Game theory, maximum entropy, minimum discrepancy and robust Bayesian decision theory

We describe and develop a close relationship between two problems that have customarily been regarded as distinct: that of maximizing entropy, and that of minimizing worst-case expected loss. Using a formulation grounded in the equilibrium theory of zero-sum games between Decision Maker and Nature, these two problems are shown to be dual to each other, the solution to each providing that to the other. Although Topsoe described this connection for the Shannon entropy over 20 years ago, it does not appear to be widely known even in that important special case. We here generalize this theory to apply to arbitrary decision problems and loss functions.
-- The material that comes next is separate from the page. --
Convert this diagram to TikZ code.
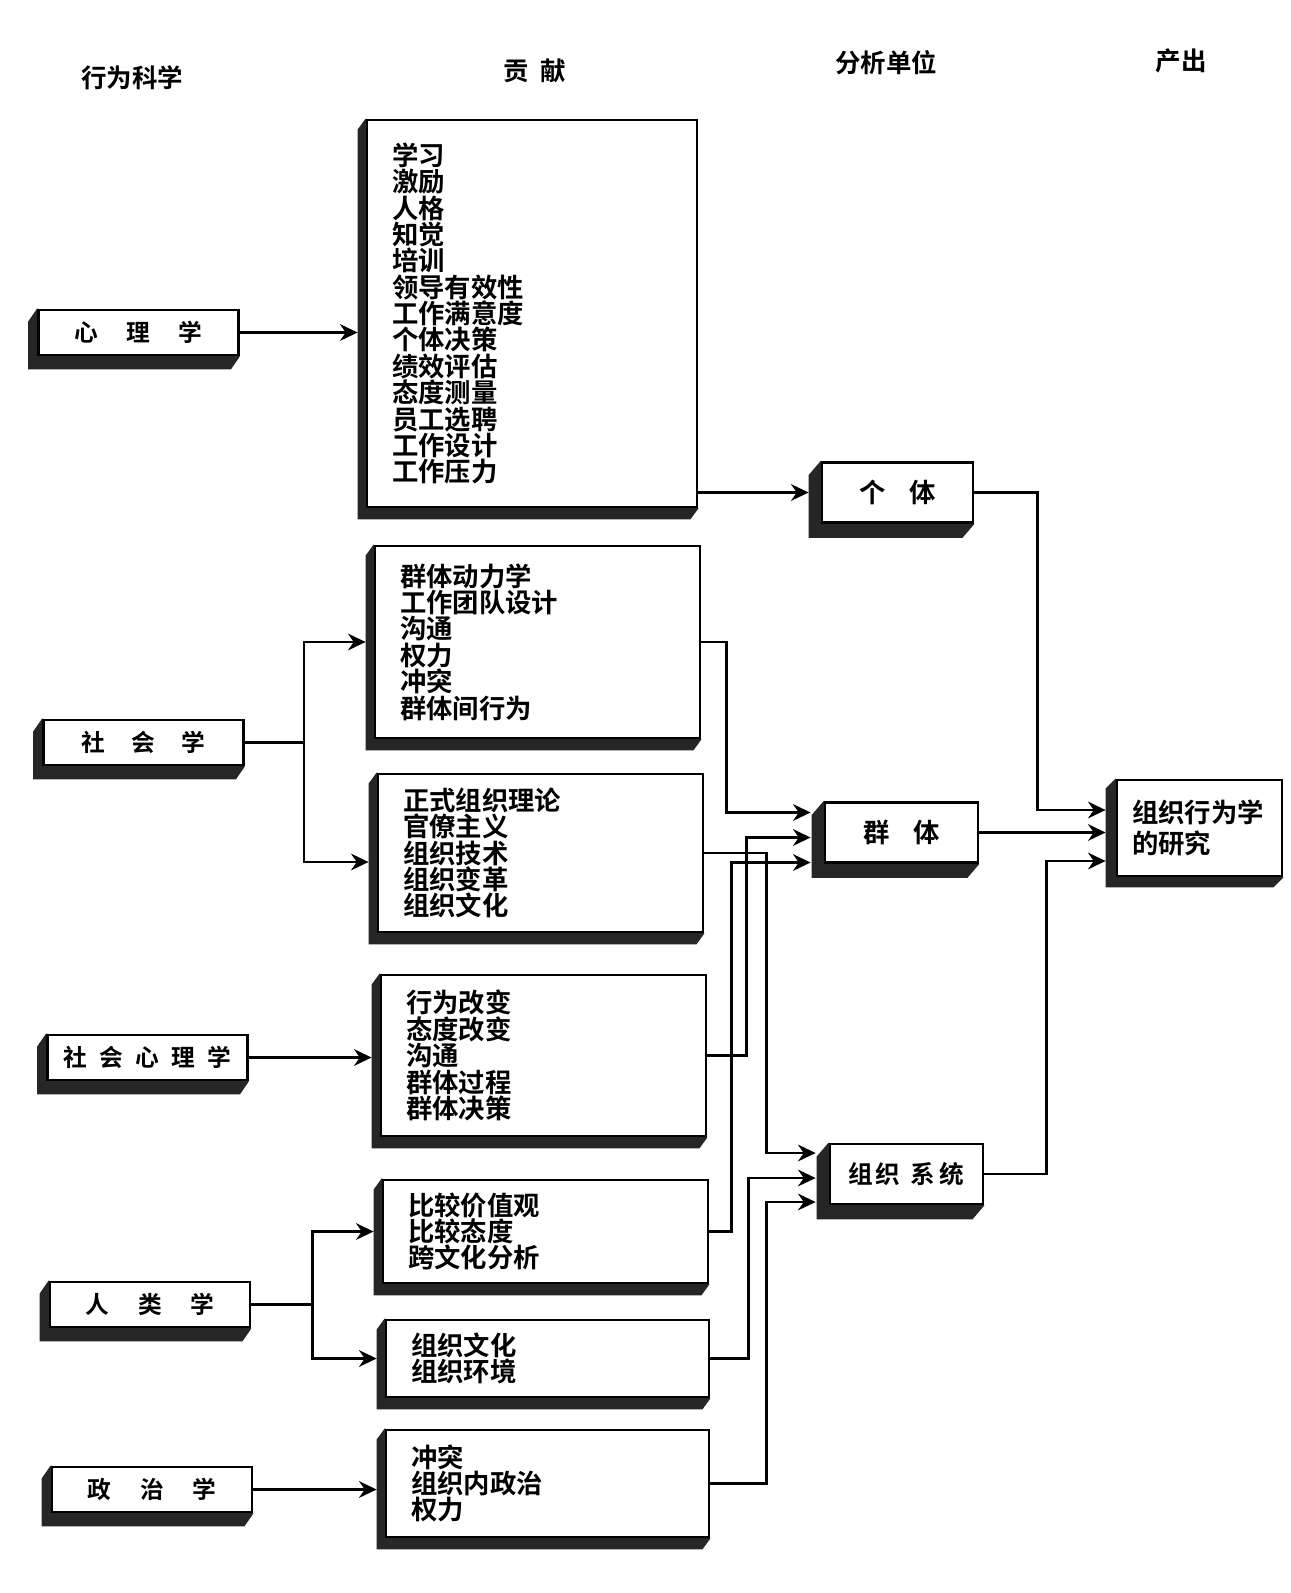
\documentclass[tikz,border=0pt]{standalone}
\usepackage{fontspec}
\setmainfont{Noto Sans CJK SC}[BoldFont={* Bold}]
\usepackage{tikz}
\usetikzlibrary{arrows.meta, calc, backgrounds}
\newcommand{\boxshade}[3]{%
  \fill[black!85] (#1.north west) -- ++(-#2,#3) -- ($(#1.south west)+(-#2,#3)$)
    -- ($(#1.south east)+(-#2,#3)$) -- (#1.south east) -- cycle;}

\begin{document}
\begin{tikzpicture}[x=0.2mm, y=-0.2mm,
    every node/.style={font=\bfseries},
    head/.style={font=\fontsize{14.5pt}{16pt}\selectfont\bfseries},
    discbox/.style={draw, line width=1.6pt, fill=white, minimum width=4cm, minimum height=0.9cm, inner sep=0pt, font=\fontsize{13.5pt}{15pt}\selectfont\bfseries},
    contrib/.style={draw, line width=1.6pt, fill=white, align=left, inner xsep=0.5cm, inner ysep=0pt, font=\fontsize{15pt}{15pt}\selectfont\bfseries},
    unitbox/.style={draw, line width=1.6pt, fill=white, minimum width=3.06cm, minimum height=1.2cm, inner sep=0pt, font=\fontsize{15pt}{17pt}\selectfont\bfseries},
    conn/.style={line width=1.3pt, -{Stealth[length=10pt, width=9.5pt]}},
]
\useasboundingbox (0,0) rectangle (1290,1593);
\begin{scope}[on background layer]
    \fill[white] (0,0) rectangle (1290,1593);
\end{scope}
% column heads
\node[head] (hSci) at (132,78) {行为科学};
\node[head] (hCon) at (535,71) {贡\hspace{0.45em}献};
\node[head] (hUnit) at (886,63) {分析单位};
\node[head] (hOut) at (1181,61) {产出};
% disciplines
\node[discbox] (psy) at (138.5,332.5) {心\hspace{1.2em}理\hspace{1.2em}学};
\node[discbox] (soc) at (143.5,742.5) {社\hspace{1.1em}会\hspace{1.1em}学};
\node[discbox] (socpsy) at (147.5,1057.5) {社\hspace{0.52em}会\hspace{0.52em}心\hspace{0.52em}理\hspace{0.52em}学};
\node[discbox] (anth) at (150,1304.5) {人\hspace{1.2em}类\hspace{1.2em}学};
\node[discbox] (pol) at (152,1489.5) {政\hspace{1.2em}治\hspace{1.2em}学};
% contributions
\node[contrib, text width=5.6cm, minimum height=7.74cm] (cPsy) at (532,313.5) {学习\\激励\\人格\\知觉\\培训\\领导有效性\\工作满意度\\个体决策\\绩效评估\\态度测量\\员工选聘\\工作设计\\工作压力};
\node[contrib, text width=5.5cm, minimum height=3.84cm] (cSoc1) at (537.5,642) {群体动力学\\工作团队设计\\沟通\\权力\\冲突\\群体间行为};
\node[contrib, text width=5.5cm, minimum height=3.16cm] (cSoc2) at (540.5,853) {正式组织理论\\官僚主义\\组织技术\\组织变革\\组织文化};
\node[contrib, text width=5.5cm, minimum height=3.22cm] (cSP) at (543.5,1055.5) {行为改变\\态度改变\\沟通\\群体过程\\群体决策};
\node[contrib, text width=5.5cm, minimum height=2.06cm] (cAn1) at (545.5,1231.5) {比较价值观\\比较态度\\跨文化分析};
\node[contrib, text width=5.46cm, minimum height=1.54cm] (cAn2) at (547.5,1358.5) {组织文化\\组织环境};
\node[contrib, text width=5.46cm, minimum height=2.14cm] (cPol) at (547.5,1483.5) {冲突\\组织内政治\\权力};
% units of analysis
\node[unitbox, minimum width=3.02cm] (ind) at (897.5,492.5) {个\hspace{0.9em}体};
\node[unitbox] (grp) at (901.5,832.5) {群\hspace{0.9em}体};
\node[unitbox, font=\fontsize{14pt}{16pt}\selectfont\bfseries] (sys) at (906.5,1174) {组\hspace{0.1em}织\hspace{0.4em}系\hspace{0.2em}统};
\node[draw, line width=1.6pt, fill=white, align=left, text width=2.7cm, inner xsep=0.3cm, minimum height=1.92cm, font=\fontsize{15pt}{17.5pt}\selectfont\bfseries] (obs) at (1199.5,828) {组织行为学\\的研究};
\begin{scope}[on background layer]
    \foreach \n in {psy,soc,socpsy,anth,pol} {\boxshade{\n}{9}{13}}
    \foreach \n in {cPsy,cSoc1,cSoc2,cSP,cAn1,cAn2,cPol} {\boxshade{\n}{8}{11}}
    \foreach \n in {ind,grp,sys} {\boxshade{\n}{12}{14}}
    \boxshade{obs}{10}{10}
\end{scope}
% into contributions
\draw[conn] (psy.east) -- ($(psy.east -| cPsy.west)+(-8,0)$);
\draw[conn] (soc.east) -- ++(59,0) coordinate (socFork) |- ($(cSoc1.west)+(-8,0)$);
\draw[conn] (socFork) |- ($(cSoc2.west)+(-8,9)$);
\draw[conn] (socpsy.east) -- ($(socpsy.east -| cSP.west)+(-8,0)$);
\draw[conn] (anth.east) -- ++(61,0) coordinate (anthFork) |- ($(cAn1.west)+(-8,0)$);
\draw[conn] (anthFork) |- ($(cAn2.west)+(-8,0)$);
\draw[conn] (pol.east) -- ($(pol.east -| cPol.west)+(-8,0)$);
% into units
\draw[conn] (cPsy.east |- ind.west) -- ($(ind.west)+(-12,0)$);
\draw[conn] (cSoc1.east) -- ++(25,0) |- ($(grp.west)+(-13,-20)$);
\draw[conn] (cSP.east) -- ++(39,0) |- ($(grp.west)+(-13,5)$);
\draw[conn] (cAn1.east) -- ++(22,0) |- ($(grp.west)+(-13,30)$);
\draw[conn] (cSoc2.east) -- ++(62,0) |- ($(sys.west)+(-13,-21)$);
\draw[conn] (cAn2.east) -- ++(38,0) |- ($(sys.west)+(-13,4)$);
\draw[conn] (cPol.east) -- ++(56,0) |- ($(sys.west)+(-13,28)$);
% into output
\draw[conn] (ind.east) -- ++(63,0) |- ($(obs.west)+(-10,-18)$);
\draw[conn] (grp.east) -- ($(grp.east -| obs.west)+(-10,0)$);
\draw[conn] (sys.east) -- ++(62,0) |- ($(obs.west)+(-10,33)$);
\end{tikzpicture}
\end{document}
We indicate how an appropriate generalized definition of entropy can be associated with such a problem, and we show that, subject to certain regularity conditions, the above-mentioned duality continues to apply in this extended context. This simultaneously provides a possible rationale for maximizing entropy and a tool for finding robust Bayes acts. We also describe the essential identity between the problem of maximizing entropy and that of minimizing a related discrepancy or divergence between distributions. This leads to an extension, to arbitrary discrepancies, of a well-known minimax theorem for the case of Kullback-Leibler divergence (the redundancy-capacity theorem of information theory). For the important case of families of distributions having certain mean values specified, we develop simple sufficient conditions and methods for identifying the desired solutions. We use this theory to introduce a new concept of generalized exponential family linked to the specific decision problem under consideration, and we demonstrate that this shares many of the properties of standard exponential families. Finally, we show that the existence of an equilibrium in our game can be rephrased in terms of a Pythagorean property of the related divergence, thus generalizing previously announced results for Kullback-Leibler and Bregman divergences.